The results provide a tantalizing link between ageing mechanisms in ants and other organisms. By removing the queen in H. saltator communities, the researchers induced other females in the colony to shed their role as workers and acquire characteristics of the queen — including an increased lifespan. Those organisms showed a boost in the expression levels of two genes — one encoding the enzyme telomerase and the other encoding the protein SIRT1 — both of which have been associated with longevity in humans.

They also found that epigenetic markings such as DNA methylation were present on the ants' genomes. "We think that's pretty exciting," says Shelly Berger, a geneticist at the University of Pennsylvania Medical School in Philadelphia and another lead author on the study. "It means that we are going to ber able to understand how these epigenetic systems are involved in these behavioural transitions."

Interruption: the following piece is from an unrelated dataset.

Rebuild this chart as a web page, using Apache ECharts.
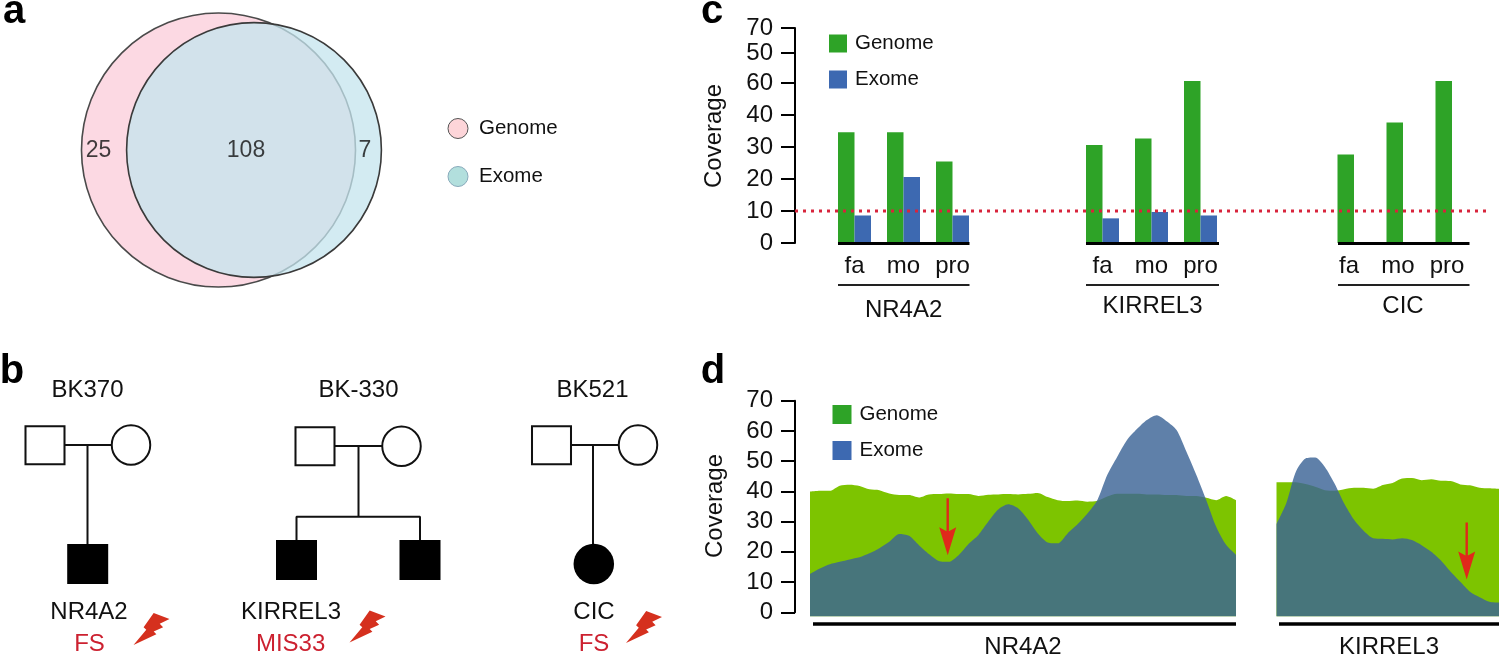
<!DOCTYPE html>
<html>
<head>
<meta charset="utf-8">
<style>html,body{margin:0;padding:0;background:#fff}#c{width:1499px;height:656px}</style>
<script src="https://cdn.jsdelivr.net/npm/echarts@6/dist/echarts.min.js"></script>
</head>
<body>
<div id="c"></div>
<script>
// --- Panel a: set sizes (circle areas are proportional to set totals)
const vennCounts = [25, 108, 7];
// --- Panel c: bar heights are read against the linear tick spacing of the figure axis
const sampleCats = ['fa', 'mo', 'pro'];
const barGenes = ['NR4A2', 'KIRREL3', 'CIC'];
const barGenome = [[34.6, 34.6, 25.5], [30.6, 32.7, 50.6], [27.7, 37.7, 50.6]];
const barExome = [[8.6, 20.6, 8.6], [7.7, 9.7, 8.6], [0, 0, 0]];
const threshold = 10;
// the figure's own axis: labels are printed in this order, at these linear positions
const barTickPos = [0, 10, 20, 30, 40, 50, 59.4, 67.2];
const barTickLabels = ['0', '10', '20', '30', '40', '60', '50', '70'];
// --- Panel d: coverage tracks
const covTicks = [0, 10, 20, 30, 40, 50, 60, 70];
const nr4a2Genome = [39.9,40.2,40.2,41.9,42.2,41.8,40.7,40.4,39.3,38.8,38.8,38,39,39.1,39.3,39.1,39.1,38.5,38.9,39,39.1,39,39.2,39.5,38.1,37.1,36.8,37,36.6,36.9,38.3,39.2,39.2,39.2,39,39,38.8,38.8,38.5,38.5,37.9,37.1,38.5,37.1];
const nr4a2Exome = [12.7,14.5,15.9,16.7,17.5,18.2,19.5,21.2,23.3,25.9,25.3,22.2,19.3,17,16.7,18.9,22.6,25.6,30,34,35.7,34.4,30.7,26.1,23.1,22.8,26.1,29.1,32.7,37.1,45.4,51.4,57,60.6,63.6,65.2,63.2,60.3,53.1,45.4,37.1,28.3,22.3,19];
const kirrel3Genome = [43,43,43,42.4,41.5,40.4,40.2,40.7,41.2,41.2,40.9,42.1,42.8,44.3,44.4,43.7,44,43.5,43.4,42.3,42,41.2,41,40.8];
const kirrel3Exome = [29.2,36,46.5,50.9,51.2,48.1,42.6,36,30.7,27,24.5,24.3,24.1,24.5,23.9,22.2,20,17.1,13.4,10.1,6.8,5,3.5,3.2];
// --- Panel b: pedigree labels
const families = ['BK370', 'BK-330', 'BK521'];
const probandGenes = ['NR4A2', 'KIRREL3', 'CIC'];
const variants = ['FS', 'MIS33', 'FS'];

const FONT = '"Liberation Sans", Arial, sans-serif';
const GREEN = '#2ea327', BLUE = '#3d69b1', DARK = '#111';
const chart = echarts.init(document.getElementById('c'));

const grids = [], xAxes = [], yAxes = [], series = [];
function addGrid(g, x, y) {
  grids.push(g);
  xAxes.push(Object.assign({ gridIndex: grids.length - 1 }, x));
  yAxes.push(Object.assign({ gridIndex: grids.length - 1 }, y));
  return grids.length - 1;
}
const axisFont = { fontFamily: FONT, fontSize: 24, color: '#111' };
const axisStroke = { lineStyle: { color: '#000', width: 2 } };

// Page-scale overlay used for the diagram parts (venn, pedigree, rules, arrows)
const P = addGrid({ left: 0, top: 0, width: 1499, height: 656 },
  { type: 'value', min: 0, max: 1499, show: false },
  { type: 'value', min: 0, max: 656, inverse: true, show: false });

// Panel a ------------------------------------------------------------
const vennUnit = 23.76;
series.push({ type: 'scatter', name: 'Genome', xAxisIndex: P, yAxisIndex: P, z: 2, silent: true,
  data: [[218.5, 150]], symbolSize: vennUnit * Math.sqrt(vennCounts[0] + vennCounts[1]),
  itemStyle: { color: '#fcd9e3', borderColor: '#4a4a4a', borderWidth: 1.6, opacity: 1 } });
series.push({ type: 'scatter', name: 'Exome', xAxisIndex: P, yAxisIndex: P, z: 3, silent: true,
  data: [[254, 150]], symbolSize: vennUnit * Math.sqrt(vennCounts[1] + vennCounts[2]),
  itemStyle: { color: 'rgba(196,228,238,0.75)', borderColor: '#3a3a3a', borderWidth: 1.6, opacity: 1 } });
series.push({ type: 'scatter', name: 'venn counts', xAxisIndex: P, yAxisIndex: P, z: 4, silent: true,
  symbolSize: 0,
  data: [[98.5, 151], [246, 151], [365, 151]].map((p, i) => ({ value: p, count: vennCounts[i] })),
  label: { show: true, position: 'inside', fontFamily: FONT, fontSize: 23, color: '#111',
    formatter: o => String(o.data.count) } });

// Panel b ------------------------------------------------------------
const pedLines = [
  [[45, 445], [131, 445]], [[87.5, 445], [87.5, 545]],
  [[315, 446], [402, 446]], [[358.5, 446], [358.5, 516.7]],
  [[296.5, 541], [296.5, 516.7], [420, 516.7], [420, 541]],
  [[551, 445], [638, 445]], [[593, 445], [593, 545]]
];
pedLines.forEach((d, i) => series.push({ type: 'line', name: 'pedigree ' + i, xAxisIndex: P, yAxisIndex: P, z: 2,
  data: d, symbol: 'none', silent: true, lineStyle: { color: DARK, width: 2 } }));
const pedSym = (name, symbol, size, fill, pts) => series.push({ type: 'scatter', name, xAxisIndex: P, yAxisIndex: P, z: 3,
  silent: true, data: pts, symbol, symbolSize: size,
  itemStyle: { color: fill, borderColor: DARK, borderWidth: fill === '#fff' ? 2 : 0, opacity: 1 } });
pedSym('fathers', 'rect', [39, 38], '#fff', [[45, 445.3], [315, 446.2], [551.5, 445.3]]);
pedSym('mothers', 'circle', [38.5, 39.5], '#fff', [[131, 445], [401.5, 446.2], [638, 445]]);
pedSym('affected sons', 'rect', [41, 40], '#000', [[87.7, 564], [296.5, 560], [420, 560]]);
pedSym('affected daughter', 'circle', [40.5, 40.5], '#000', [[593.8, 564]]);
const BOLT = 'path://M60 0 L107 18 L78 32 L88 42 L60 55 L68 63 L0 95 L38 50 L30 42 Z';
series.push({ type: 'scatter', name: 'bolts', xAxisIndex: P, yAxisIndex: P, z: 3, silent: true,
  data: [[151.5, 629], [367.5, 626.5], [644, 627]], symbol: BOLT, symbolSize: [36, 32],
  itemStyle: { color: '#d5301e', opacity: 1 } });

// Panel c ------------------------------------------------------------
const cTop = 28, cH = 215;
const cAxis = addGrid({ left: 795, top: cTop, width: 693, height: cH },
  { type: 'value', min: 0, max: 1, show: false },
  { type: 'value', min: 0, max: 67.2, splitLine: { show: false },
    axisLine: { show: true, ...axisStroke }, 
    axisTick: { show: true, length: 14, customValues: barTickPos, ...axisStroke },
    axisLabel: { customValues: barTickPos, margin: 22, ...axisFont,
      formatter: v => barTickLabels[barTickPos.indexOf(v)] } });
const groupLeft = [830, 1078, 1329.5];
const groupShift = [0, 0, 10];
barGenes.forEach((g, i) => {
  const gi = addGrid({ left: groupLeft[i], top: cTop, width: 147, height: cH },
    { type: 'category', data: sampleCats, axisLine: { show: false }, axisTick: { show: false },
      axisLabel: { margin: 11, ...axisFont, padding: [0, groupShift[i], 0, 0] } },
    { type: 'value', min: 0, max: 67.2, show: false });
  series.push({ type: 'bar', name: 'Genome', xAxisIndex: gi, yAxisIndex: gi, data: barGenome[i], barWidth: 16.5, barGap: 0,
    itemStyle: { color: GREEN }, z: 2, silent: true });
  series.push({ type: 'bar', name: 'Exome', xAxisIndex: gi, yAxisIndex: gi, data: barExome[i], barWidth: 16.5, barGap: 0,
    itemStyle: { color: BLUE }, z: 2, silent: true });
});
series.push({ type: 'line', name: 'threshold', xAxisIndex: cAxis, yAxisIndex: cAxis, z: 6, symbol: 'none', silent: true,
  data: [[0, threshold], [1, threshold]],
  lineStyle: { color: '#d8243c', width: 3, type: [3, 5], cap: 'butt' } });
const cRules = [[838, 969.5], [1086, 1219], [1338, 1469.5]];
cRules.forEach((r, i) => {
  series.push({ type: 'line', name: 'base ' + i, xAxisIndex: P, yAxisIndex: P, z: 5, symbol: 'none', silent: true,
    data: [[r[0], 243.5], [r[1], 243.5]], lineStyle: { color: '#000', width: 3 } });
  series.push({ type: 'line', name: 'rule ' + i, xAxisIndex: P, yAxisIndex: P, z: 5, symbol: 'none', silent: true,
    data: [[r[0], 285], [r[1], 285]], lineStyle: { color: '#222', width: 2 } });
});

// Panel d ------------------------------------------------------------
addGrid({ left: 795, top: 400.7, width: 10, height: 211.6 },
  { type: 'value', min: 0, max: 1, show: false },
  { type: 'value', min: 0, max: 70, interval: 10, splitLine: { show: false },
    axisLine: { show: true, ...axisStroke },
    axisTick: { show: true, length: 14, customValues: covTicks, ...axisStroke },
    axisLabel: { customValues: covTicks, margin: 22, ...axisFont } });
const tracks = [
  { left: 810, width: 426, g: nr4a2Genome, e: nr4a2Exome },
  { left: 1276.5, width: 222.5, g: kirrel3Genome, e: kirrel3Exome }
];
tracks.forEach(t => {
  const gi = addGrid({ left: t.left, top: 400.7, width: t.width, height: 215.8 },
    { type: 'category', boundaryGap: false, data: t.g.map((_, i) => i), show: false },
    { type: 'value', min: -1.4, max: 70, show: false });
  const mk = (name, data, color, z) => series.push({ type: 'line', name, xAxisIndex: gi, yAxisIndex: gi, data, z,
    smooth: 0.25, symbol: 'none', silent: true, lineStyle: { width: 0 },
    areaStyle: { color, opacity: 1, origin: 'start' } });
  mk('Genome', t.g, '#7dc400', 2);
  mk('Exome', t.e, 'rgba(60,100,150,0.82)', 3);
});
[[813, 1236], [1279, 1499]].forEach((r, i) => series.push({ type: 'line', name: 'track rule ' + i, xAxisIndex: P, yAxisIndex: P, z: 5,
  symbol: 'none', silent: true, data: [[r[0], 624], [r[1], 624]], lineStyle: { color: '#000', width: 3.5 } }));
const ARROW = 'path://M7.3 0 L9.7 0 L9.7 33 L17 29 L8.5 57 L0 29 L7.3 33 Z';
series.push({ type: 'scatter', name: 'arrows', xAxisIndex: P, yAxisIndex: P, z: 7, silent: true,
  data: [[947.7, 526.7], [1466.7, 551]], symbol: ARROW, symbolSize: [17, 57],
  itemStyle: { color: '#e0291b', opacity: 1 } });

// Text -----------------------------------------------------------------
const txt = (text, x, y, o = {}) => ({ type: 'text', x, y, z: 20, silent: true, rotation: o.rot || 0,
  style: { text, fontFamily: FONT, fontSize: o.size || 24, fontWeight: o.weight || 'normal', fill: o.color || '#111',
    align: o.align || 'center', verticalAlign: 'middle' } });
const RED = '#cc2130';
const pedX = [87.5, 358.5, 592.5], geneX = [89, 291, 594], varX = [89.5, 290.6, 594];
const texts = [
  txt('a', 14, 12, { size: 40, weight: 'bold', color: '#000' }),
  txt('b', 12, 372, { size: 40, weight: 'bold', color: '#000' }),
  txt('c', 712, 12, { size: 40, weight: 'bold', color: '#000' }),
  txt('d', 713, 372, { size: 40, weight: 'bold', color: '#000' }),
  txt('Coverage', 714, 136, { rot: Math.PI / 2 }),
  txt('Coverage', 715, 506, { rot: Math.PI / 2 }),
  txt('NR4A2', 1023, 647), txt('KIRREL3', 1389, 647)
];
families.forEach((f, i) => texts.push(txt(f, pedX[i], 390)));
probandGenes.forEach((f, i) => texts.push(txt(f, geneX[i], 612)));
variants.forEach((f, i) => texts.push(txt(f, varX[i], 644, { color: RED })));
const geneCx = [903.6, 1152.5, 1403], geneCy = [310, 306, 306];
barGenes.forEach((g, i) => texts.push(txt(g, geneCx[i], geneCy[i])));

const lg = (left, top, gap, icon, w, h, pad, gs, es) => ({
  left, top, orient: 'vertical', itemGap: gap, icon, itemWidth: w, itemHeight: h, selectedMode: false,
  textStyle: { fontFamily: FONT, fontSize: 20.5, color: '#111', padding: [0, 0, 0, pad] },
  data: [{ name: 'Genome', itemStyle: gs }, { name: 'Exome', itemStyle: es }]
});
chart.setOption({
  animation: false,
  backgroundColor: '#fff',
  grid: grids, xAxis: xAxes, yAxis: yAxes, series,
  legend: [
    lg(442.5, 113, 27, 'circle', 20, 20, 6,
      { color: '#fdd5d9', borderColor: '#555', borderWidth: 1, opacity: 1 },
      { color: '#b2dfdd', borderColor: '#8ab', borderWidth: 1, opacity: 1 }),
    lg(824, 28, 15, 'rect', 18, 18, 3, { color: GREEN, borderWidth: 0 }, { color: BLUE, borderWidth: 0 }),
    lg(827.5, 399, 15, 'rect', 19, 19, 3, { color: GREEN, borderWidth: 0 }, { color: BLUE, borderWidth: 0 })
  ],
  graphic: texts
});
</script>
</body>
</html>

In carpenter ants, the two worker castes have different behavioural traits — major workers protect the colony, whereas minor workers scavenge for food. Reinberg and his colleagues' analysis showed that there were differences in the expression levels of genes that function in the brain between these two worker groups, for example, in genes associated with the perception of smell.

Ants are not the only eusocial insects, in which some individuals in the group give up reproduction to work and care for others in the group. Their cousins the honeybees also live in similarly organized societies. Gene Robinson, an entomologist at the University of Illinois at Urbana-Champaign, spearheaded the effort to sequence the honeybee genome, which was published in 2006 and provided intriguing insights in its comparisons with the Drosophila and mosquito genomes2 — but that was just the beginning. "It is very difficult to draw conclusions from just a couple of species," he says. "What is really needed is the ability to compare more similar species with similar attributes."

The publication of these two ant genome sequences is "a harbinger of the future" — of a time when sequencing the genomes of related species will become routine, says Robinson. Ant genomes are about one-tenth of the size of human genomes. "When we get to the US$1000 genome, then these insects, just for sequencing costs, are going to be $99," he notes. "For groups like social insects, we really will be able to have hundreds of them."